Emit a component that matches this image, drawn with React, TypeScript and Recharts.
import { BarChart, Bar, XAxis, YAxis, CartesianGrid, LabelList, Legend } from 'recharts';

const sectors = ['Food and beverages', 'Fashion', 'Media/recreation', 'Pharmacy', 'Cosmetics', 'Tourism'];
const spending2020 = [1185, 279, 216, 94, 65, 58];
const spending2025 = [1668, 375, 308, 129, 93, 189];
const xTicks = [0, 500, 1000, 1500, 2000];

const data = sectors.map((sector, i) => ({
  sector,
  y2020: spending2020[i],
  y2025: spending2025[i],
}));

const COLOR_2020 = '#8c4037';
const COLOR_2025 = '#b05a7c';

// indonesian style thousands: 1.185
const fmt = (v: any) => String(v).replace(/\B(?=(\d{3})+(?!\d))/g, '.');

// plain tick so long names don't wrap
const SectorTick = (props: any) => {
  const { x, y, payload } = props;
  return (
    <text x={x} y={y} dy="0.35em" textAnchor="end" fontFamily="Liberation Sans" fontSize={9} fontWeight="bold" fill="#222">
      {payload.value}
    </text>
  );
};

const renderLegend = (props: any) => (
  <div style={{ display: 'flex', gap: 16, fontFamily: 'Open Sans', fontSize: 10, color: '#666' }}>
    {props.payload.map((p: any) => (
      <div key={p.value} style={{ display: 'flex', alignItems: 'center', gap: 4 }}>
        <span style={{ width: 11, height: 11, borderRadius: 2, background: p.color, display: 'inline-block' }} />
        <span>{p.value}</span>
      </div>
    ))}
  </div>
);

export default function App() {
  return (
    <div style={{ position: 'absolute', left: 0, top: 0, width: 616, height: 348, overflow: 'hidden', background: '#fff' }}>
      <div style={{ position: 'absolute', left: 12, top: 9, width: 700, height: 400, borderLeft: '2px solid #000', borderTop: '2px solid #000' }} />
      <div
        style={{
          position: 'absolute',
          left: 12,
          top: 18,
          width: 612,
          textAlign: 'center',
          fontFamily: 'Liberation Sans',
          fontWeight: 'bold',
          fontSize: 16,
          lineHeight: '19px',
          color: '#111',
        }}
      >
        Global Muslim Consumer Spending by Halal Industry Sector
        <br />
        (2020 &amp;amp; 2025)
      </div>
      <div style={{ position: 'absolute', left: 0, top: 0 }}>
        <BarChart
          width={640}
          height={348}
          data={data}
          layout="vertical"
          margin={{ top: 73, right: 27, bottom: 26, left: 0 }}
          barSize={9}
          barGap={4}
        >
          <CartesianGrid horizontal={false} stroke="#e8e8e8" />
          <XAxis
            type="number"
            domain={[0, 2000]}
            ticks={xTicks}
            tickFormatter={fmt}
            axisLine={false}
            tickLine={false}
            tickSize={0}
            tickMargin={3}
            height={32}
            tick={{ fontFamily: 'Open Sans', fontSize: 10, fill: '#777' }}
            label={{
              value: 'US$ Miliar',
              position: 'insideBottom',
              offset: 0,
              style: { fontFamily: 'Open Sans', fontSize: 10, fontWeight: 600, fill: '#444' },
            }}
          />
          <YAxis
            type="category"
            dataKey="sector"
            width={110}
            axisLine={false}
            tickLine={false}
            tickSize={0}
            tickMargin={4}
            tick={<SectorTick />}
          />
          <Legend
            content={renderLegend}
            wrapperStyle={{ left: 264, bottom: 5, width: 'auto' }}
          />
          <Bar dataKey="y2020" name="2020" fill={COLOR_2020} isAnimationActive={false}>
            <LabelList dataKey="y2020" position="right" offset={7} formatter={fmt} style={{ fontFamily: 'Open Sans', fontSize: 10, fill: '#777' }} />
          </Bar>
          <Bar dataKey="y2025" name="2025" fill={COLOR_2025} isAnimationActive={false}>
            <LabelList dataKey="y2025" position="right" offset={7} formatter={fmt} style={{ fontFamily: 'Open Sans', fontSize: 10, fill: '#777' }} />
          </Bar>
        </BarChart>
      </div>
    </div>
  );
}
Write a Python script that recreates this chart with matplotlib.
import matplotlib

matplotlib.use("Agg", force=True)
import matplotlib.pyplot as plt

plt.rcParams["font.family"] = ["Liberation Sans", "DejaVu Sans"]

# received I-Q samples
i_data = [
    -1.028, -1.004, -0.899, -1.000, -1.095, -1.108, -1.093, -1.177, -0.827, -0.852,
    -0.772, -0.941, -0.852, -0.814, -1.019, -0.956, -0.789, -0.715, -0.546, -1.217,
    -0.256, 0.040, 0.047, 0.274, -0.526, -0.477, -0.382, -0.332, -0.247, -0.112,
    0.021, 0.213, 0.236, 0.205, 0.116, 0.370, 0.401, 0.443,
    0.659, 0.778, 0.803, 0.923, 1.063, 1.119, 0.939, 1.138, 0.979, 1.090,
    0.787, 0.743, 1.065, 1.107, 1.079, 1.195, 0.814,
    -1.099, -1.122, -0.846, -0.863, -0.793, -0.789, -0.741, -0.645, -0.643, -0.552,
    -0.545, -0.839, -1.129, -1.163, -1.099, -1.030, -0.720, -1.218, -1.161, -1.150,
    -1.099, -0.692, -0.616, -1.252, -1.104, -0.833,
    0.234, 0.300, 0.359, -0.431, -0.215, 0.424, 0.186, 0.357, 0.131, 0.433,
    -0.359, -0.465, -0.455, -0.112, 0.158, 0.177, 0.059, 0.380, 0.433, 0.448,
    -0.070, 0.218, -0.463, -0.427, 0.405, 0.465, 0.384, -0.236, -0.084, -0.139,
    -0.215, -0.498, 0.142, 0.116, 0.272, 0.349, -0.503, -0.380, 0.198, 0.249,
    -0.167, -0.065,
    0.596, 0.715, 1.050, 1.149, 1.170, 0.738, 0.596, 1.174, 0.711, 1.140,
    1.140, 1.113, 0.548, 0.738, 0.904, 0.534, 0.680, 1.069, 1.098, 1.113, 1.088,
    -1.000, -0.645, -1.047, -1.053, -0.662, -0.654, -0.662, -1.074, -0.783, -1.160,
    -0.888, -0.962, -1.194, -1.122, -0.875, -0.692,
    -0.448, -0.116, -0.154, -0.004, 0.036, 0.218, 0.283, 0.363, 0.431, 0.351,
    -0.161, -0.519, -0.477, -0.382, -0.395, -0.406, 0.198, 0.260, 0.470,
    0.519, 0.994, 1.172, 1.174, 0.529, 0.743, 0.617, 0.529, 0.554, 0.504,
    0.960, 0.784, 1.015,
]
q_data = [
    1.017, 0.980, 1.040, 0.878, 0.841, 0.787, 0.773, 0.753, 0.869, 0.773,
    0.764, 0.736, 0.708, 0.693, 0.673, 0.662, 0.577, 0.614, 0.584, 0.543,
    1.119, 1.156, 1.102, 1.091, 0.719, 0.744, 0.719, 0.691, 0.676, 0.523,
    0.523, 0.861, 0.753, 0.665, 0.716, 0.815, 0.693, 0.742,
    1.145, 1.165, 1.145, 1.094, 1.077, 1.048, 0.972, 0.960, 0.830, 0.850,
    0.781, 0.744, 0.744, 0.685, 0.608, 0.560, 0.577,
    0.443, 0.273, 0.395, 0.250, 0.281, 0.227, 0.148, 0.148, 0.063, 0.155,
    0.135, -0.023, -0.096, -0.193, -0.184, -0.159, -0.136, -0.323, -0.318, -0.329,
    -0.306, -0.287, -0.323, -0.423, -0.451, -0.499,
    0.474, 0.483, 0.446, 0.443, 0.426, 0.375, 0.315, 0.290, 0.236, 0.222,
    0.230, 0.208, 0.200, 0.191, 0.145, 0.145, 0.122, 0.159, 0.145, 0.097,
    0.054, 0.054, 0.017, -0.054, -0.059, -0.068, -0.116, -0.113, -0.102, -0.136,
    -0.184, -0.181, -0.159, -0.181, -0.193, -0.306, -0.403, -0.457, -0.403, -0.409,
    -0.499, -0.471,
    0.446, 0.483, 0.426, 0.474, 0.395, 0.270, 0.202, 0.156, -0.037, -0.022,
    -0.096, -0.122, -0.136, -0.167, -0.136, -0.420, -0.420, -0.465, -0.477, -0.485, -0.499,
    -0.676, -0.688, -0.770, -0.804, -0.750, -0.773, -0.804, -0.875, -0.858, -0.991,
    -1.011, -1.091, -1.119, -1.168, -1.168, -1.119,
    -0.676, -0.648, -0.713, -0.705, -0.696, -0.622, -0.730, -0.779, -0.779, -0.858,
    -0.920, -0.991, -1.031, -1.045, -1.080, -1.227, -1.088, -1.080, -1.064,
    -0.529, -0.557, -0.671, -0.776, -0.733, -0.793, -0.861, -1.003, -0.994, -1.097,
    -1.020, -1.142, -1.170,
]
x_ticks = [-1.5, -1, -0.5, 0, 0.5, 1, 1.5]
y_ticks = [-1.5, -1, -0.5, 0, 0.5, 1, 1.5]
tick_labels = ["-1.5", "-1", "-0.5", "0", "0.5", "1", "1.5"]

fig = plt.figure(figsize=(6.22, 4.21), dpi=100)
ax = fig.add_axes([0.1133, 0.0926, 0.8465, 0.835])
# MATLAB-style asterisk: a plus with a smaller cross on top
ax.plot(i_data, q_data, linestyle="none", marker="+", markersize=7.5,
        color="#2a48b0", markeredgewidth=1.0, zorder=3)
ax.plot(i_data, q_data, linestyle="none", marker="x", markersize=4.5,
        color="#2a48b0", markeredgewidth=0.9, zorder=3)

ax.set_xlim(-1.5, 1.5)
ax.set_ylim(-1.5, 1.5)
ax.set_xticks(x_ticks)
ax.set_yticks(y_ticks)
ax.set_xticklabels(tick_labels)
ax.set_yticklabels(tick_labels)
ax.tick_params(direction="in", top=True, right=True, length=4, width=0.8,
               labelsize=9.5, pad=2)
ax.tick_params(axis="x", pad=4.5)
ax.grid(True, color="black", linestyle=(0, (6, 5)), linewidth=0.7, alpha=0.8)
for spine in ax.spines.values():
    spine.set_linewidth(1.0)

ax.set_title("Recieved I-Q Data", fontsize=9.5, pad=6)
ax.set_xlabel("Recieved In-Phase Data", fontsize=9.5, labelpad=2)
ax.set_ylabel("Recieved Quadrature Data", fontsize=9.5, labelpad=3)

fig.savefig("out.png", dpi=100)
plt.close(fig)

···

Requirement: Set down the lines above as they stand, starting with the first line and ending with the line that contains "CartesianGrid, LabelList, Legend".

Answer for the task:
Emit a component that matches this image, drawn with React, TypeScript and Recharts.
import { BarChart, Bar, XAxis, YAxis, CartesianGrid, LabelList, Legend } from 'recharts';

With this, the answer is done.